Synopses & Reviews
"Biographies of historians seldom make exciting reading. One exception, however, is the biography of A.J.P. Taylor, who at one time or another was an historian, essayist, journalist, popular radio and television personality, book reviewer, and Oxford don. Taylor's last doctoral student at Oxford has written a fascinating, detailed biography of a very complicated man as well as an analysis of his research and writing. His private life involved three tempestuous marriages and six children; he was outspoken, sometimes quarrelsome and always opinionated. Taylor was probably the best-known British historian of the 20th century who wrote 23 books including his two masterpieces The Struggle for Mastery in Europe and English History 1914—1945. However, he is best remembered for The
Origins of the Second World War. This volume was praised and condemned chiefly because Taylor argued that Hitler had no preconceived master plan, only exploited opportunities and was supported by the German people. A member of the Communist Party in his youth, after World War II Taylor became outspoken in his anti-American views and in his support for an Anglo-Soviet alliance. Taylor also gained renown in Britain for his lectures on radio and later on television and for his writing in the daily press all of which brought history into the lives of millions of people in Britain and supplied him with the income that he needed to support his life style. It is a delightful book about a controversial man." Reviewed by Andrew Witmer, Virginia Quarterly Review (Copyright 2006 Virginia Quarterly Review)
Popular, prolific, and impassioned, British historian A. J. P. Taylor (1906-1990) was also outspoken, controversial, and quarrelsome.
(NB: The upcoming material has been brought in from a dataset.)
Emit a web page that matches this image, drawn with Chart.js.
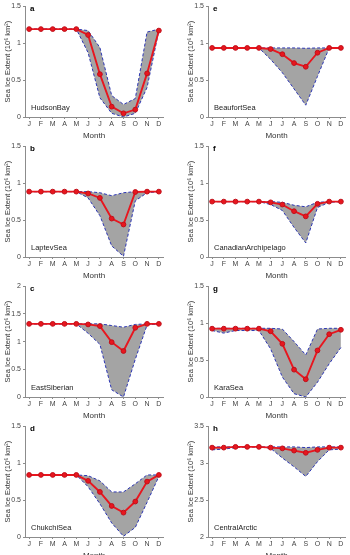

Taylor's many books, including The Struggle for Mastery in Europe, The Origins of the Second World War, and English History 1914-1945, changed the way history was written and read. His legendary television lectures, delivered live and unscripted, brought history to a huge popular audience. In this masterful biography, Kathleen Burk provides a perceptive account of the life and achievements of Britain's most famous twentieth-century historian. Burk draws on her personal acquaintance with Taylor in his later years and on an array of previously untapped archival materials to analyze the successes, failures, and controversies of Taylor's life as historian, Oxford don, broadcast journalist, husband, and friend.
The author sets Taylor's professional work in the context of the development of history in England during the century, and she traces the relations between his writings and his reactions to domestic and foreign politics. Her account of Taylor's years at Oxford explores the customs and rituals of the academic community, his colleagues, and the successive crises that beset him personally and professionally. The book also assesses Taylor's political activities and his self-described role as an "impotent socialist," his development as a journalist and broadcaster, previously unknown financial aspects of his freelance activities, and his private upheavals, in particular his failed marriages.